When you're scrolling through Instagram and Pinterest, saving posts and deciding on your personal style can be daunting, being that there are SO many beautiful ways to shoot and edit a wedding day!
I've listed below the SIX (6) main, trending styles of photography to give you a better idea of how to separate each style! Keep in mind, every photographer is going to have their own "version" of each of these, and there's no "right" or "wrong" answer!
(Psst...Did I mention you can mix and match all of these into a single wedding gallery if you wanted? Just sayin’, the option is there for ya!)
As a personal preference for all of these styles, I say that I will always veer towards what the true life moment is calling for when shooting and editing an image. In other words, I’m not going to force a moment or lighting scenario into something that it’s not, [with the exception of using on-camera flash for night scenes]. I won’t distort an image to be ultra dark, or super bright and blown out. In every style, I want my subjects’ skin tones, hair colors, to be accurately captured. In addition, I tend to edit a little more warm, giving life to the skin - but I never want to come off "orange" or oversaturated.
My goal for every gallery, no matter what the style (from classic to vintage) should still look timeless in 20, 40, 60 years; Never tied back to a specific decade, trend of editing, or treated with a heavy hand.
True-to-life colors, tones and lighting throughout the gallery; This is like the “no makeup-makeup” style in the beauty world.

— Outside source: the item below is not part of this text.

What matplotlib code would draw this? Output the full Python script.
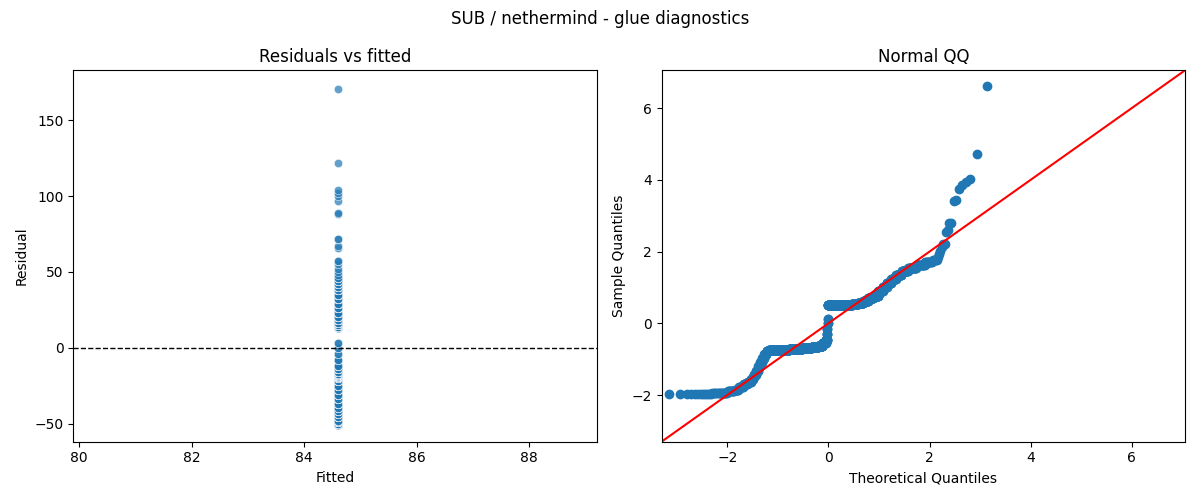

Like the name suggests, these photos are creamy-smooth and detail oriented. I personally prioritize sharpness of my subject, even when I want to do something super artsy-fartsy, introducing glass and other elements into the lens to create depth. “Fine Art” doesn’t mean “detail shots,” but it does usually require a fine touch in photoshop for each image. These photos are super crisp and clean, removing distractions and imperfections.
Similar, yet unique to Fine Art, Editorial explores a creative and more “polished” finished look. Taking a wedding gallery “editorial” has more to do with the mood and direction in posing than it does in editing or “shooting” style.
Moody & Muted
Also referred to as “Dark & Moody”, this style is super trendy on the IG feed, showing super muted highlights, slightly faded color theme, and usually more dramatic hues of one color over the rest (i.e. sandy tan or oranges on the warm spectrum, or cool neutrals). This doesn’t always have to be a DARK image! You can definitely have bright, muted tones. There’s also the spectrum of warm to cool tones, as previously mentioned, within every color palette, but you’ll usually see the warm tones with more trendy “moody & muted” style today.
“Vintage” is designed to be open-ended, because there are so many versions of it now! Do you want a green-tinted film look like you just got married in the 60’s? Or are you vibing with an 70’s/90’s grain treatment that gives them that effortlessly warm, timeless feel… OOF I’m all excited to shoot now.
“Documentary style” seems to have evolved in societal definition through the years. At its truest form, my interpretation is beyond a candid photo, albeit that would apply in the doc style. But this is about the ethics of capturing raw, unaltered moments, and keeping them that way throughout the editing process. All of my work, unless requested otherwise, is going to have a natural documentary bent. The “candid” approach can live within all the styles listed above, but true documentary is another thing altogether.
I love when couples come to me with creative ideas, or feel inspired by multiple styles! They may want 20% of Fine Art, 10% of Moody & Muted, and bring inspiration photos that they’re in love with, hoping to recreate their own versions of! HELLO? That’s only my DREAM? Others might want the pure Documentary approach with a Fine Art or muted highlight edit applied - and they trust me to make their vision come to life. If you're thinking you want a little bit of everything, we can definitely make that happen too, and breakdown your wedding day to sort through which parts of your day you're envisioning look like which styles.